SALAM PAPUA (TIMIKA)- Kabupaten Mimika merupakan salah satu
wilayah strategis di Papua Tengah dengan potensi sumber daya alam yang besar,
tingkat pertumbuhan ekonomi yang tinggi, serta menjadi pusat aktivitas
pemerintahan, industri, dan migrasi penduduk. Namun, di balik geliat
pembangunan tersebut, Mimika masih kerap dihadapkan pada konflik antar warga
yang berdampak serius terhadap stabilitas keamanan dan ketertiban masyarakat
(kamtibmas).
Konflik horizontal yang terjadi baik dipicu oleh persoalan
lahan, kasus perselingkuhan, kesalahpahaman antar kelompok, pengaruh minuman
keras, hingga provokasi informasi di media sosial menjadi ancaman nyata bagi
iklim pembangunan yang berkelanjutan. Setiap konflik yang berujung kekerasan
bukan hanya menimbulkan korban jiwa dan luka-luka, tetapi juga menciptakan rasa
takut, trauma sosial, serta ketidakpercayaan antarkelompok masyarakat.
Dari perspektif pembangunan, konflik antar warga berdampak
langsung pada terhambatnya aktivitas ekonomi. Akses jalan bisa terputus,
kegiatan usaha terhenti, pelayanan publik terganggu, bahkan investasi
berpotensi tertunda. Kondisi keamanan yang tidak stabil membuat pelaku usaha
dan investor bersikap lebih berhati-hati, sementara masyarakat kecil menjadi
pihak yang paling merasakan dampaknya mulai dari sulitnya akses bahan pokok
hingga berkurangnya penghasilan.
Situasi kamtibmas yang terganggu juga memaksa aparat
keamanan untuk fokus pada penanganan konflik jangka pendek, sehingga energi dan
sumber daya yang seharusnya digunakan untuk pembinaan masyarakat dan pencegahan
kejahatan menjadi terbagi. Padahal, pembangunan yang efektif membutuhkan
suasana aman, kondusif, dan kepercayaan kolektif antara pemerintah, aparat, dan
masyarakat.
Di sisi lain, konflik antar warga sering kali mencerminkan
persoalan sosial yang lebih dalam, seperti ketimpangan ekonomi, pengangguran,
lemahnya literasi hukum, serta belum optimalnya ruang dialog antar komunitas.

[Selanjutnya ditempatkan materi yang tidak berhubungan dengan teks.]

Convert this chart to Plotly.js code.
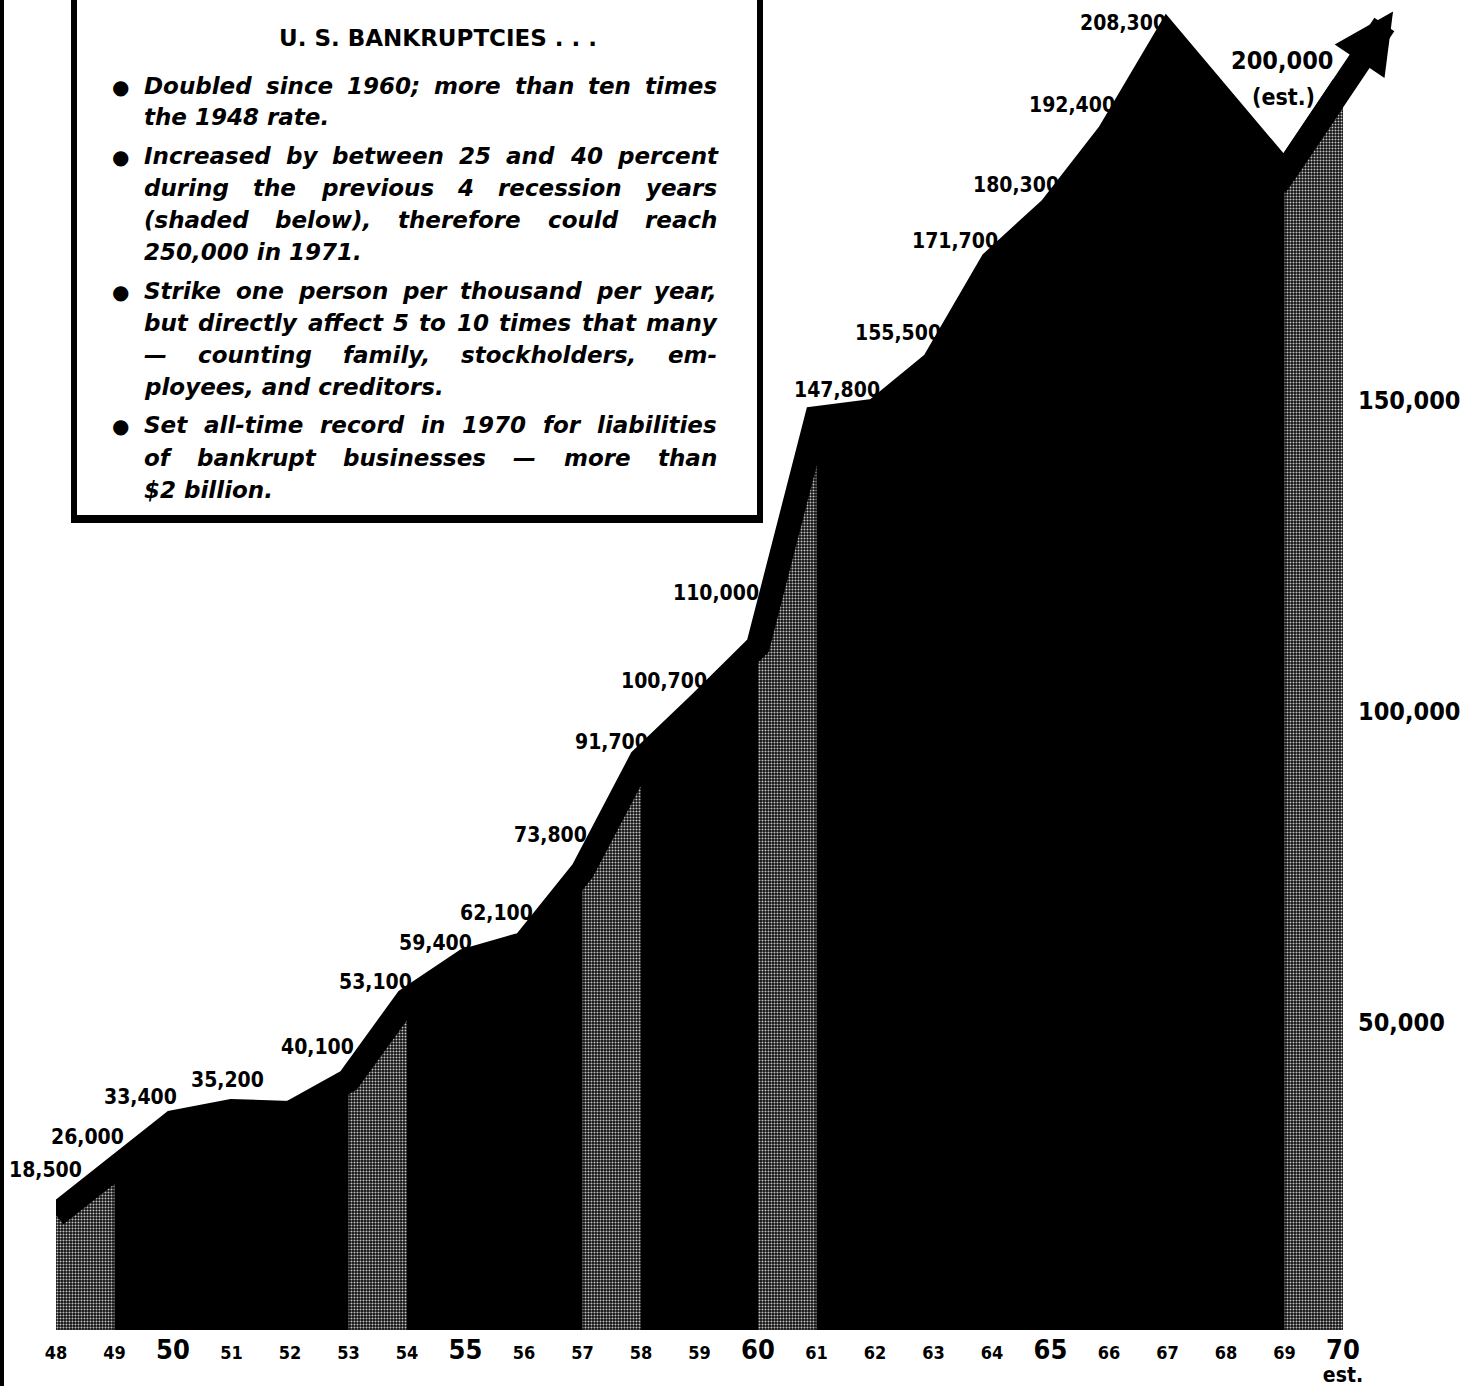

Tanpa penanganan menyeluruh, konflik berpotensi berulang dan menciptakan siklus
kekerasan yang merugikan semua pihak.
Oleh karena itu, penyelesaian konflik di Mimika tidak cukup
hanya mengandalkan pendekatan keamanan semata. Diperlukan strategi kolaboratif
yang melibatkan tokoh adat, tokoh agama, pemuda, perempuan, serta pemerintah
daerah. Penguatan nilai-nilai kearifan lokal, dialog budaya, serta pengendalian
miras menjadi langkah penting dalam mencegah konflik sejak dini.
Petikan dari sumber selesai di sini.